La delega non è certo di primo piano: Coesione e Riforme. Ma permetterà al commissario italiano di gestire i fondi del Next GenerationEu e di coesione oltre che finanziare le riforme strutturali promosse dai 27. Al nostro Paese avrebbe fatto comodo la delega al budget (per poter influenzare la definizione del prossimo bilancio settennale), ma l’incarico è stato affidato ad un polacco, Piotr Serafin, fidato collaboratore del premier Tusk (per altro acerrimo nemico degli alleati di Meloni del partito PiS). Ad ogni modo se Fitto sarà abile potremmo usufruire di maggiori fondi di coesione e ottenere una certa benevolenza sul Pnrr (visti i nostri ritardi strutturali). Il nostro Paese potrebbe trarre grandi benefici da questa nomina, spetterà poi alla politica sviluppare tutte le potenzialità dei fondi di coesione.
Our priorities will be built around prosperity, security, democracy and competitiveness.
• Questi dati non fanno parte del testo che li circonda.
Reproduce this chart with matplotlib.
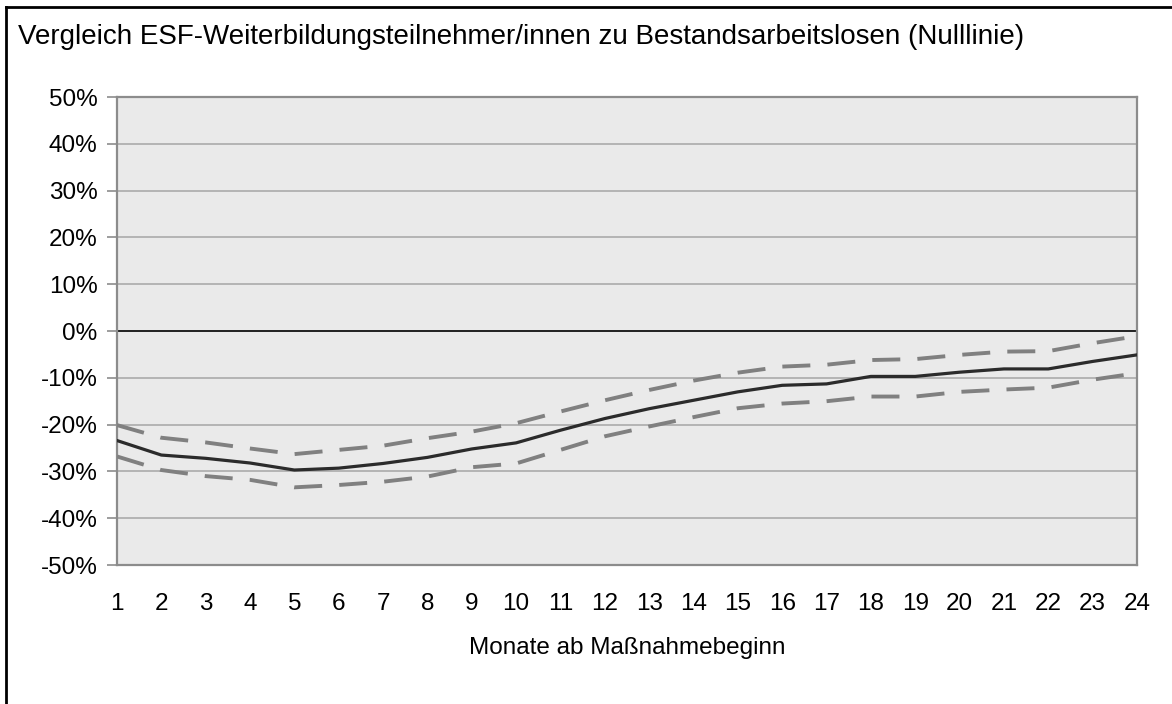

— European Commission (@EU_Commission) September 17, 2024
Six Executive Vice-Presidents, hand in hand with all Commissioners, will work to deliver for Europeans.
La prima sfida per Fitto (come per tutti i commissari) sarà superare l’esame del Parlamento europeo dove i rappresentanti dei partiti della nuova maggioranza Ursula, esclusi i Popolari, promettono di dargli filo da torcere. La sfida per la nuova Commissione europea si svilupperà nell’arco di cinque anni, e come detto è quasi esistenziale.
L’Europa naviga nel mare agitato di una politica internazionale molto frammentata e che ha via via perso punti di riferimento. Un’Unione divisa e senza un’idea certa della propria missione può solo essere spettatrice passiva e subire le tensioni globali. Molto dipenderà anche dalle scelte di Bruxelles e quindi dagli Stati membri e dalla classe politica europea. Come per la democrazia anche per l’Ue il lavoro non finisce mai.